PROMPT: Each line from the top of the listing through the one holding "from matplotlib.lines import Line2D" should be restated word for word, with nothing added and no pictures.

AVAILABLE DATA:
++++++

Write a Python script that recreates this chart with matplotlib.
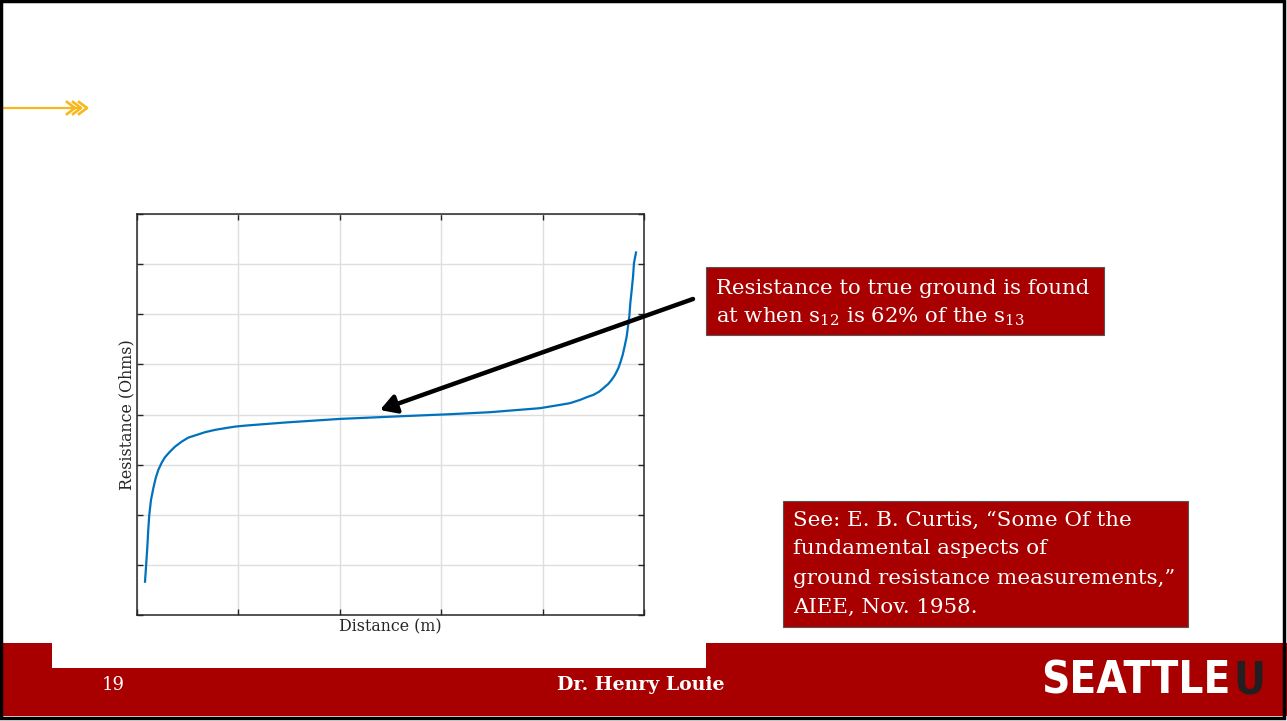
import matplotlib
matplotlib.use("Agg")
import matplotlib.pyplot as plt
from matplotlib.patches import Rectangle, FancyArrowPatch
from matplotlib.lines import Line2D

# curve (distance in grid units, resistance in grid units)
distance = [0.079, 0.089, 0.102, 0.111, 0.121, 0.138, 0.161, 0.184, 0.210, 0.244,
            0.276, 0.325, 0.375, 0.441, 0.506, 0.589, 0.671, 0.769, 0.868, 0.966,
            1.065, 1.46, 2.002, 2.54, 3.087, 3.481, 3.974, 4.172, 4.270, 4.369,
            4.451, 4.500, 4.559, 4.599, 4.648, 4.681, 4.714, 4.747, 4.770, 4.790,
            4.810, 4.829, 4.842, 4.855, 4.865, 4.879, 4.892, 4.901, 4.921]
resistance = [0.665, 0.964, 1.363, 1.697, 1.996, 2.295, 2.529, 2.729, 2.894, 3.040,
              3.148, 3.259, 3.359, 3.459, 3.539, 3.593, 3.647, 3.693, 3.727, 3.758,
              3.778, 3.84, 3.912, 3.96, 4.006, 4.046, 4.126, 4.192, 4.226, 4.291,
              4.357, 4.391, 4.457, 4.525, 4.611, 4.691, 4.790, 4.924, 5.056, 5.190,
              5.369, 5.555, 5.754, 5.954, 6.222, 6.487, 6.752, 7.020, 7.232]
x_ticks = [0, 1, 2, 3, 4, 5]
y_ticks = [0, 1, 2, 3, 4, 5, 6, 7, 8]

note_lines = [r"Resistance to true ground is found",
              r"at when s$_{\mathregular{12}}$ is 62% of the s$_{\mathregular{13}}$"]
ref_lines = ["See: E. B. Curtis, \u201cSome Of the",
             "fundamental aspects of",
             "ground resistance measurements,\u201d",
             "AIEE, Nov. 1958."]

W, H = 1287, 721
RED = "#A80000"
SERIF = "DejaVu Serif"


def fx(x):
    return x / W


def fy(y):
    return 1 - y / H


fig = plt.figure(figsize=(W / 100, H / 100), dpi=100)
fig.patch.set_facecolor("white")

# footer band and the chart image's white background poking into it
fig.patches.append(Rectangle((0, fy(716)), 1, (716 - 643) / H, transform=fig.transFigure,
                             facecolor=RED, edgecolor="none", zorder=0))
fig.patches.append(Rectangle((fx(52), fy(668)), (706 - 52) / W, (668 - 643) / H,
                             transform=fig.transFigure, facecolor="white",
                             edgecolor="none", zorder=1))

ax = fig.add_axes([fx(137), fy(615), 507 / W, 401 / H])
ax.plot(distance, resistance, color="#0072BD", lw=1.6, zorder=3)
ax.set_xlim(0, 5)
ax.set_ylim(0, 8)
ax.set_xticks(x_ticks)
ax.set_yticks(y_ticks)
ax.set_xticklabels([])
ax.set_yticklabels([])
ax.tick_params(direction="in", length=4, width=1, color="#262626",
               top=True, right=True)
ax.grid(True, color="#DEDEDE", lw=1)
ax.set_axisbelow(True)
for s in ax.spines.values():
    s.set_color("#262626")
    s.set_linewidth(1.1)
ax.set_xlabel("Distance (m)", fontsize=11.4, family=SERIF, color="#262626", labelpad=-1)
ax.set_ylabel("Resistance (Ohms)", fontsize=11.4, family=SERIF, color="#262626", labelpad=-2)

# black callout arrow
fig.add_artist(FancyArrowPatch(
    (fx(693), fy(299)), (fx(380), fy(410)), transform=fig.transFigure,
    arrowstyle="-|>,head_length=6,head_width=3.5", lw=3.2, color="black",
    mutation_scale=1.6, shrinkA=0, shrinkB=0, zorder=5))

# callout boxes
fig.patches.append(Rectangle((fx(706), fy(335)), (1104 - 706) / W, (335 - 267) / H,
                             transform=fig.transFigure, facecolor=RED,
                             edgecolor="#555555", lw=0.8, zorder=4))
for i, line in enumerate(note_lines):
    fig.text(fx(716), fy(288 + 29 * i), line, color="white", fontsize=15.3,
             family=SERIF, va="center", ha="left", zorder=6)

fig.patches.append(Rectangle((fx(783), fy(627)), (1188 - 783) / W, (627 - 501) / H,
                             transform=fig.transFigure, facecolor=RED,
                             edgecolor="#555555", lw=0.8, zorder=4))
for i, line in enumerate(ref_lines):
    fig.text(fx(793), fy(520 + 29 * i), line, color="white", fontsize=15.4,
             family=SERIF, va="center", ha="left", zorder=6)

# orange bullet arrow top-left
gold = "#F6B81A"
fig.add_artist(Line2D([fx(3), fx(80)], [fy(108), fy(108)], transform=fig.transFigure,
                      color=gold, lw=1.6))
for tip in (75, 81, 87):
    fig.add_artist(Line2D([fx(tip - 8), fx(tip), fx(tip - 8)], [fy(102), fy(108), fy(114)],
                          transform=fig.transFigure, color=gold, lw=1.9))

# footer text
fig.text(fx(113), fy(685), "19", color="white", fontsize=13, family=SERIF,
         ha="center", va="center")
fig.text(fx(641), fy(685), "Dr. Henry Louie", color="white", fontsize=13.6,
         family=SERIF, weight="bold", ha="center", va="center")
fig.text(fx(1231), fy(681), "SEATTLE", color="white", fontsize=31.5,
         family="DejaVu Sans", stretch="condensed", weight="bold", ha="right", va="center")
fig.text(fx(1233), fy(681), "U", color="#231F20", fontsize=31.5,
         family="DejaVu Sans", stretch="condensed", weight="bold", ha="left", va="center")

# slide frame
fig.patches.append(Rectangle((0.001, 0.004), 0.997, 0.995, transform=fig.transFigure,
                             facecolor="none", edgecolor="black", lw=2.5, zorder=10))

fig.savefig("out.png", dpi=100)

++++++

COMPLETED TASK:
Write a Python script that recreates this chart with matplotlib.
import matplotlib
matplotlib.use("Agg")
import matplotlib.pyplot as plt
from matplotlib.patches import Rectangle, FancyArrowPatch
from matplotlib.lines import Line2D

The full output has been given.